Gagarin was not tall and his lack of height caused him some problems when he was assigned to MiG fighters; he had to resort to a cushion to raise himself slightly. In 1957 he was promoted to Lieutenant.
In late 1959 he applied to join the Soviet cosmonaut training programme. On his 26th birthday he was transferred to the cosmonaut team. He was selected to be the first man in space.
On 12 April 1961 Vostok I with Gagarin on board was blasted into space. He made a single revolution of the Earth before returning after a flight that lasted one hour and forty-eight minutes. Upon his return he was awarded Hero of the Soviet Union and received the Order of Lenin. These were the first of many awards he received during a series of world tours.

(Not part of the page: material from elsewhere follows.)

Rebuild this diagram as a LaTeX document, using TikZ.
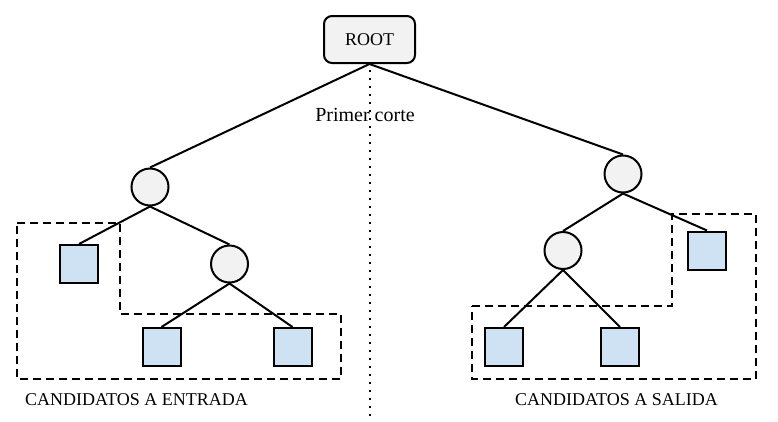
\documentclass[tikz,border=0pt]{standalone}
\usepackage{fontspec}
\setmainfont{Liberation Serif}
\usetikzlibrary{positioning}
\definecolor{nodegray}{HTML}{F2F2F2}
\definecolor{leafblue}{HTML}{CFE2F3}
\tikzset{
    rootnode/.style={
    rectangle,rounded corners=8pt,draw=black,fill=nodegray,
    minimum width=91pt,minimum height=47pt
    },
    decision/.style={
    circle,draw=black,fill=nodegray,minimum size=37pt,inner sep=0pt
    },
    leaf/.style={
    rectangle,draw=black,fill=leafblue,minimum size=38pt,inner sep=0pt
    },
    candidates/.style={
    dash pattern=on 8pt off 5pt,line width=1.7pt
    },
    cut/.style={
    dash pattern=on 2pt off 6pt,line width=2pt,shorten <=6pt
    },
}

\begin{document}
\begin{tikzpicture}[x=1pt,y=-1pt,line width=2pt,
    every node/.style={font=\fontsize{18}{22}\selectfont}]
   \useasboundingbox (0,0) rectangle (778,421);
   \node[rootnode] (root) at (369.5,39.5) {ROOT};
   \coordinate (cutend) at (369.5,419);
   \node[font=\fontsize{20}{24}\selectfont] (cutlabel) at (365,115) {Primer corte};

   % left subtree
   \node[decision] (lefttop) at (150,187) {};
   \node[leaf] (leftleaf) at (79,264) {};
   \node[decision] (leftmid) at (229.5,264) {};
   \node[leaf] (leftA) at (161.5,347) {};
   \node[leaf] (leftB) at (292.5,347) {};

   % right subtree
   \node[decision] (righttop) at (623,174) {};
   \node[decision] (rightmid) at (563,250.5) {};
   \node[leaf] (rightleaf) at (707,250.5) {};
   \node[leaf] (rightA) at (504,347) {};
   \node[leaf] (rightB) at (620,347) {};

   \draw[cut] (root.south) -- (cutend);

   \path[draw]
             (root.south)     -- (lefttop.north)
             (root.south)     -- (righttop.north)
             (lefttop.south)  -- (leftleaf.north)
             (lefttop.south)  -- (leftmid.north)
             (leftmid.south)  -- (leftA.north)
             (leftmid.south)  -- (leftB.north)
             (righttop.south) -- (rightmid.north)
             (righttop.south) -- (rightleaf.north)
             (rightmid.south) -- (rightA.north)
             (rightmid.south) -- (rightB.north);

   % candidate regions
   \draw[candidates] (17,223) -- (120,223) -- (120,314) -- (341,314)
        -- (341,379) -- (17,379) -- cycle;
   \draw[candidates] (472,306) -- (672,306) -- (672,214) -- (756,214)
        -- (756,379) -- (472,379) -- cycle;

   \node (entrada) at (136.5,400) {CANDIDATOS A ENTRADA};
   \node (salida) at (616.5,400) {CANDIDATOS A SALIDA};
\end{tikzpicture}
\end{document}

In later years Gagarin served as an instructor to the other cosmonauts, and became the official deputy to Lieutenant-General Nikolai Kamanin, the chief of the Soviet space programme commission. In 1963 he became Commander of the Cosmonaut Detachment. He was also made responsible for all projects connected with lunar exploration. He often said that he would make other space flights and his responsibility for the Soviet moon programme convinced many people that he was been prepared for this mission – Soyuz 3.
By August 1966 he was back in the active space programme again following his appointment as back-up to Vladimir Komarov, the Soyuz 1 pilot. Sadly the Soviet space programme suffered a major reverse when Komarov was killed during the return to Earth.
Colonel Gagarin died on 27 March 1968 when the MiG-15 he was piloting crashed near Moscow.